Euro, British Pound Dive as Italian Bank Worries Heat Up
- Euro, British Pound drop on Italian financial instability worries
- NZ Dollar gains with local bonds, yield appeal a possible driver
- Illiquidity may continue to amplify knee-jerk FX market volatility
The Euro and the British Pound underperformed overnight, extending a selloff that began in Europe yesterday. That move began concurrently with an Italian 6-month bill sale where yields fell to -0.317 percent, the lowest in at least 34 years. Italy’s benchmark FTSE/MIB stock index also fell alongside Sterling and the single currency. Taken together, this speaks to rising concern about Italian financial stability.
The move may be a latent response to Monday’s ECB statement saying embattled lender Monte dei Paschi di Siena needs €8.8 billion to cover its balance sheetshortfall. This exceeds a prior estimate of €5 billion and the €6.3 billion said to be due from Italy’s government (according to local media). Holiday closures may account for the markets’ delayed response.
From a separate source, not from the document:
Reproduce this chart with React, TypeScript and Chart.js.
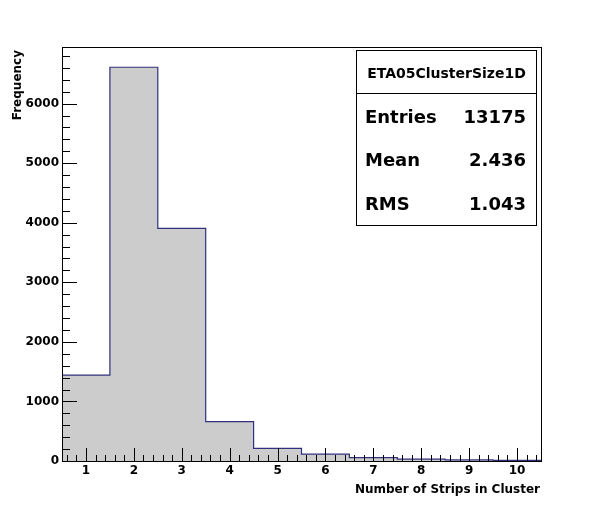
import { useEffect, useRef } from 'react';
import { Chart, registerables } from 'chart.js';

Chart.register(...registerables);

// ---- data ----
const BIN_CENTERS = [1, 2, 3, 4, 5, 6, 7, 8, 9, 10];
const COUNTS = [1440, 6610, 3905, 660, 213, 115, 58, 32, 18, 10];
const X_TICKS = [1, 2, 3, 4, 5, 6, 7, 8, 9, 10];
const Y_TICKS = [0, 1000, 2000, 3000, 4000, 5000, 6000];
const X_MIN = 0.5;
const X_MAX = 10.5;
const Y_MAX = 6950;
const X_TITLE = 'Number of Strips in Cluster';
const Y_TITLE = 'Frequency';
const STATS_TITLE = 'ETA05ClusterSize1D';
const STATS_LABELS = ['Entries', 'Mean', 'RMS'];
const STATS_VALUES = ['13175', '2.436', '1.043'];

const FONT = 'DejaVu Sans';

const rootPlugin = {
  id: 'rootStyle',
  afterDatasetsDraw(chart: any) {
    const { ctx, chartArea: a, scales } = chart;
    const xs = scales.x;
    const ys = scales.y;
    ctx.save();
    ctx.strokeStyle = '#000';
    ctx.lineWidth = 1;
    // frame
    ctx.strokeRect(Math.round(a.left) + 0.5, Math.round(a.top) + 0.5, Math.round(a.right - a.left), Math.round(a.bottom - a.top));
    // x ticks (inward)
    ctx.beginPath();
    for (let i = Math.ceil(X_MIN * 5); i <= Math.floor(X_MAX * 5); i++) {
      const v = i / 5;
      if (v <= X_MIN || v >= X_MAX) continue;
      const px = Math.round(xs.getPixelForValue(v)) + 0.5;
      const len = i % 5 === 0 ? 13 : 6;
      ctx.moveTo(px, a.bottom);
      ctx.lineTo(px, a.bottom - len);
    }
    // y ticks (inward)
    for (let v = 200; v < Y_MAX; v += 200) {
      const py = Math.round(ys.getPixelForValue(v)) + 0.5;
      const len = v % 1000 === 0 ? 15 : 8;
      ctx.moveTo(a.left, py);
      ctx.lineTo(a.left + len, py);
    }
    ctx.stroke();
    ctx.restore();
  },
  afterDraw(chart: any) {
    const { ctx, chartArea: a } = chart;
    ctx.save();
    ctx.fillStyle = '#000';
    // axis titles
    ctx.font = `bold 12px "${FONT}"`;
    ctx.textAlign = 'right';
    ctx.textBaseline = 'alphabetic';
    ctx.fillText(X_TITLE, a.right - 1, 493);
    ctx.save();
    ctx.translate(21, a.top + 3);
    ctx.rotate(-Math.PI / 2);
    ctx.fillText(Y_TITLE, 0, 0);
    ctx.restore();

    // stats box
    const bx = 356.5, by = 50.5, bw = 180, bh = 175;
    ctx.fillStyle = '#fff';
    ctx.fillRect(bx, by, bw, bh);
    ctx.strokeStyle = '#000';
    ctx.lineWidth = 1;
    ctx.strokeRect(bx, by, bw, bh);
    ctx.beginPath();
    ctx.moveTo(bx, 93.5);
    ctx.lineTo(bx + bw, 93.5);
    ctx.stroke();
    ctx.fillStyle = '#000';
    ctx.font = `bold 14px "${FONT}"`;
    ctx.textAlign = 'center';
    ctx.fillText(STATS_TITLE, bx + bw / 2, 78);
    ctx.font = `bold 18px "${FONT}"`;
    const rows = [123, 166, 210];
    STATS_LABELS.forEach((lab, i) => {
      ctx.textAlign = 'left';
      ctx.fillText(lab, 365, rows[i]);
      ctx.textAlign = 'right';
      ctx.fillText(STATS_VALUES[i], 526, rows[i]);
    });
    ctx.restore();
  },
};

export default function App() {
  const ref = useRef<HTMLCanvasElement | null>(null);
  useEffect(() => {
    if (!ref.current) return;
    const points = BIN_CENTERS.map((c, i) => ({ x: c - 0.5, y: COUNTS[i] }));
    points.push({ x: BIN_CENTERS[BIN_CENTERS.length - 1] + 0.5, y: COUNTS[COUNTS.length - 1] });
    const tickFont = { family: FONT, weight: 'bold' as const, size: 12 };
    const chart = new Chart(ref.current, {
      type: 'line',
      data: {
        datasets: [
          {
            data: points,
            stepped: 'before',
            fill: 'origin',
            backgroundColor: '#cccccc',
            borderColor: '#30307e',
            borderWidth: 1.2,
            pointRadius: 0,
          } as any,
        ],
      },
      options: {
        animation: false,
        responsive: false,
        layout: { padding: { top: 47, right: 57, left: 0, bottom: 0 } },
        plugins: { legend: { display: false }, tooltip: { enabled: false } },
        scales: {
          x: {
            type: 'linear',
            min: X_MIN,
            max: X_MAX,
            afterBuildTicks: (s: any) => {
              s.ticks = X_TICKS.map((v) => ({ value: v }));
            },
            afterFit: (s: any) => {
              s.height = 57;
            },
            grid: { display: false, drawTicks: false },
            border: { display: false },
            ticks: {
              font: tickFont,
              color: '#000',
              padding: 3,
              maxRotation: 0,
              autoSkip: false,
              callback: (v: any) => String(v),
            },
          },
          y: {
            type: 'linear',
            min: 0,
            max: Y_MAX,
            afterBuildTicks: (s: any) => {
              s.ticks = Y_TICKS.map((v) => ({ value: v }));
            },
            afterFit: (s: any) => {
              s.width = 62;
            },
            grid: { display: false, drawTicks: false },
            border: { display: false },
            ticks: {
              font: tickFont,
              color: '#000',
              padding: 3,
              autoSkip: false,
              callback: (v: any) => String(v),
            },
          },
        },
      },
      plugins: [rootPlugin],
    });
    return () => chart.destroy();
  }, []);
  return (
    <div style={{ position: 'absolute', left: 0, top: 0, width: 598, height: 518, background: '#fff' }}>
      <canvas ref={ref} width={598} height={518} style={{ display: 'block' }} />
    </div>
  );
}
The UK unit appears to have suffered by regional association.
The New Zealand Dollar traded broadly higher, rising alongside the island nation’s baseline 10-year government bond. The move may reflect a pickup in demand for NZD-denominated assets as traders consider the appeal of the highest-yielding currency in the G10 FX space. The RBNZ is the only central bank besides the Fed that is expected to raise rates in 2017, issuing one hike per priced-in bets implied in OIS rates.
Another quiet day is ahead on the European economic data front. However, as noted yesterday, that need not mean that volatility risk can be dismissed. Indeed, the sudden drop in European currencies over the past 24 hours seems to be a textbook case study in the amplifying effects of illiquid market conditions on moves that might have been shallower in normal trade. With that in mind, caution remains important.